The passages that follow were forged in those battles. They were written based on events from my life, and I hope they can help you get over your past the way I was able to get over mine.
The Five‑Stage Journey to Your Motivated Mindset Blueprint
Before we dive into the chapters, let me give you the map. This book flows through five strategic stages. Think of them as waypoints on a hike up a mountain: each one offers a fresh view and equips you for the trail ahead.
1. Getting Over the Past
We strip off the ankle weights of regret, guilt, and “what‑ifs” that slow every step. You will learn the art of closure and practice rituals that free mental bandwidth for growth.
2. Starting Fresh
With the past filed away, we clear the workspace.
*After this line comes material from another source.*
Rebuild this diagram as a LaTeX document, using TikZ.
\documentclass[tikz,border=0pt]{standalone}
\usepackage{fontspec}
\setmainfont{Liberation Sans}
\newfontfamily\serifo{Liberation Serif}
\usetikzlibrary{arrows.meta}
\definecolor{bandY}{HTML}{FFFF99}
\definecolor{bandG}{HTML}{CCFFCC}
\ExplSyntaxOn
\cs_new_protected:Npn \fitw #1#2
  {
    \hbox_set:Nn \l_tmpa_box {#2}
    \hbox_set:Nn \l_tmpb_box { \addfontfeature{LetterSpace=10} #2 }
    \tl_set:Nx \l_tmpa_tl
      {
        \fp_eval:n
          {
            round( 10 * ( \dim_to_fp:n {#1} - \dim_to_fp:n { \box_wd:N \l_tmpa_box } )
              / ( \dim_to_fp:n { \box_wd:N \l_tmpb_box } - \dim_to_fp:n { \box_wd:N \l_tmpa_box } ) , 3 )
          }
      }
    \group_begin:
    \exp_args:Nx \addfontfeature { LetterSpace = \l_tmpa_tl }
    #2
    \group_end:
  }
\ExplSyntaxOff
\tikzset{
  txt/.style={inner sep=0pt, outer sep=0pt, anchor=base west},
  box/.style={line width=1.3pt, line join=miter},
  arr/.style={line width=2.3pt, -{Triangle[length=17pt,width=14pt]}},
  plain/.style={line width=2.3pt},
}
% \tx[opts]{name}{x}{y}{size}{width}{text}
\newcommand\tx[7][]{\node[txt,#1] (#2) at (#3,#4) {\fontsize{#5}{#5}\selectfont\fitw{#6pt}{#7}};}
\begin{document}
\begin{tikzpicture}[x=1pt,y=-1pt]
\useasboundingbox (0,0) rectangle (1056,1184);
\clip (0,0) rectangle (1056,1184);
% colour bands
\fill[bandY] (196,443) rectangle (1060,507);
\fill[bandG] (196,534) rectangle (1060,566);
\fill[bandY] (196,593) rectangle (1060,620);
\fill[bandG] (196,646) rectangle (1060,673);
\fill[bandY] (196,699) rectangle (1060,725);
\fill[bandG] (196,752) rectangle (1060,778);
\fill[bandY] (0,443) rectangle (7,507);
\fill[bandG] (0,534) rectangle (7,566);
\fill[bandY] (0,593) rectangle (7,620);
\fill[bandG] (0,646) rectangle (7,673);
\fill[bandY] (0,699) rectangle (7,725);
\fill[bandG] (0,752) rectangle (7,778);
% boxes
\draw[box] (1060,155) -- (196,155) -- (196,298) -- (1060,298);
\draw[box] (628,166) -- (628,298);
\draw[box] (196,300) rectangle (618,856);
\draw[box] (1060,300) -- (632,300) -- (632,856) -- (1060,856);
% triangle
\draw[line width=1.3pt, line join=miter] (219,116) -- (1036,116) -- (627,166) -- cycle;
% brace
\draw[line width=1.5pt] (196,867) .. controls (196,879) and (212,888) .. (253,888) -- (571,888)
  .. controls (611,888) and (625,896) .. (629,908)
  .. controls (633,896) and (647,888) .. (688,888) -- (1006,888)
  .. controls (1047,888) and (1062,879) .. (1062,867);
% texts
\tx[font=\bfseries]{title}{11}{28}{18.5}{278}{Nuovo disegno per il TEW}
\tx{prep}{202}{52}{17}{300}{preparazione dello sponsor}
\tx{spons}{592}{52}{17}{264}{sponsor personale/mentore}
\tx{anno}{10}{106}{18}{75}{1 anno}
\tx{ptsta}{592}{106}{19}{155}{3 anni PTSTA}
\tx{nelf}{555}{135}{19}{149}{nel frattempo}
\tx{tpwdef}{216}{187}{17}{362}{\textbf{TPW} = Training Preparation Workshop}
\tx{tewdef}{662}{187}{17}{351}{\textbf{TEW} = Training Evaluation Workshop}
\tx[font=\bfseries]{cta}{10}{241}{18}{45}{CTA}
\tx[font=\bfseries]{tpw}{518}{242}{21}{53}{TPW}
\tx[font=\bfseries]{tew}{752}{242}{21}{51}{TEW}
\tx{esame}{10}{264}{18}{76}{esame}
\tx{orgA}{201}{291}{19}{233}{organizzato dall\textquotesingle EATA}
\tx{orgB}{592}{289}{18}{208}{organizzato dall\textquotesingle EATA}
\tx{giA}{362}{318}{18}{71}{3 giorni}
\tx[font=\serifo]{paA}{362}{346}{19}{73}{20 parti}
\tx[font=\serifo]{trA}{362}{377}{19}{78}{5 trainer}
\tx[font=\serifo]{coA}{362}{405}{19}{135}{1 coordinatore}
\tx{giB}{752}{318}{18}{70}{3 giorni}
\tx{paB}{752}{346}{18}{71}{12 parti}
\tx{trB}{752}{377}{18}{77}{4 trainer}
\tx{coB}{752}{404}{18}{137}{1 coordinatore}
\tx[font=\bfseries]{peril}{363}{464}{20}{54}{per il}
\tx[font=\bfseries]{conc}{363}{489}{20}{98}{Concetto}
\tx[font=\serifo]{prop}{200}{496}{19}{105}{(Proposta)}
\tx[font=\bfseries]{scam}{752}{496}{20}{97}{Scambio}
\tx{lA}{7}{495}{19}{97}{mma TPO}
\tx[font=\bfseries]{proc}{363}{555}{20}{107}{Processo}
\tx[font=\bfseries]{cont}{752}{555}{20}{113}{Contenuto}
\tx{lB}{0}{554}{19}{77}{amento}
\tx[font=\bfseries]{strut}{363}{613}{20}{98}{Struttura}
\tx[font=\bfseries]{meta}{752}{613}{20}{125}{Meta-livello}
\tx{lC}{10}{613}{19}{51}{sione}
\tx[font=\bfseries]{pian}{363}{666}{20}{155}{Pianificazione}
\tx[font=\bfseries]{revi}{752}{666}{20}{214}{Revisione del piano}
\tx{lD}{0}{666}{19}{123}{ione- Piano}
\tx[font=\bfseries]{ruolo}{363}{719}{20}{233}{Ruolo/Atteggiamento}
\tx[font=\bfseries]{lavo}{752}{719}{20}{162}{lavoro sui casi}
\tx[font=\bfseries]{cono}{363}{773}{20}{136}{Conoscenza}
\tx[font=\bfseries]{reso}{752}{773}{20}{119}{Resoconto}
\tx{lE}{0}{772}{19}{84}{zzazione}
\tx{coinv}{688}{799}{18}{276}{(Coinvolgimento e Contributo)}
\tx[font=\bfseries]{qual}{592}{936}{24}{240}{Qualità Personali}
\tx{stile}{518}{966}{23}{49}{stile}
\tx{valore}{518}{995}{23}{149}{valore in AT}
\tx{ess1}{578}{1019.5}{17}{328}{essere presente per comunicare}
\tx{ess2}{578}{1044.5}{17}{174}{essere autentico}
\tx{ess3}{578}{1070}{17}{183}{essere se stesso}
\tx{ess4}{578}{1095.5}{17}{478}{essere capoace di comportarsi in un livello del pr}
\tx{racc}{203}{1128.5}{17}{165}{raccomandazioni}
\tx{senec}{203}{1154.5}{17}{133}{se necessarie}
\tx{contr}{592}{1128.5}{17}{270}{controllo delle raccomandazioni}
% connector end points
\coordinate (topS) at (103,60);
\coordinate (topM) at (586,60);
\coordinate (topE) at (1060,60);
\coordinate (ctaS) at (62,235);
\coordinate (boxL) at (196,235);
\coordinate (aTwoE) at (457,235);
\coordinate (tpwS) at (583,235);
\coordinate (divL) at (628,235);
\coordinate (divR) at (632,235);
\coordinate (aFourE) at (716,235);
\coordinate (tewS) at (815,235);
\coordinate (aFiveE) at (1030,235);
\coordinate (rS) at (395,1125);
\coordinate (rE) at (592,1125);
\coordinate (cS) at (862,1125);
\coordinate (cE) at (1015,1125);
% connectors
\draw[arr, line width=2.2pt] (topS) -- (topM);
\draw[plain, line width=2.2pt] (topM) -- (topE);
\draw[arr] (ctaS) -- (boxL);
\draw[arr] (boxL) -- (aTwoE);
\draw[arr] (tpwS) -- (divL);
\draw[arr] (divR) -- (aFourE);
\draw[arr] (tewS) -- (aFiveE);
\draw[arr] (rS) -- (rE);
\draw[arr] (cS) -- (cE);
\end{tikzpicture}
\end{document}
New routines replace old ruts, and you’ll set the first cornerstone habits that anchor your future discipline.
3. Preparing for Success
I share locker‑room stories about scouting opponents—injury, poverty, self‑doubt—and show you how to stockpile resources, allies, and contingency plans before the whistle blows.
4. Know Your Role
Jerseys come with numbers for a reason. We will identify your unique strengths, assign positions to your talents, and ensure every gift on your roster gets playing time.
5. Create a Winning Process
Finally, we design the day‑to‑day system that keeps victories repeatable. Scoreboards change; processes endure. You will leave this stage with a living blueprint—a schedule, a feedback loop, and a scoreboard you can update for life.
Each stage combines my personal anecdotes, field notes, and Blueprint Breaks so you can sketch, test, and refine your own Motivated Mindset Blueprint as we go.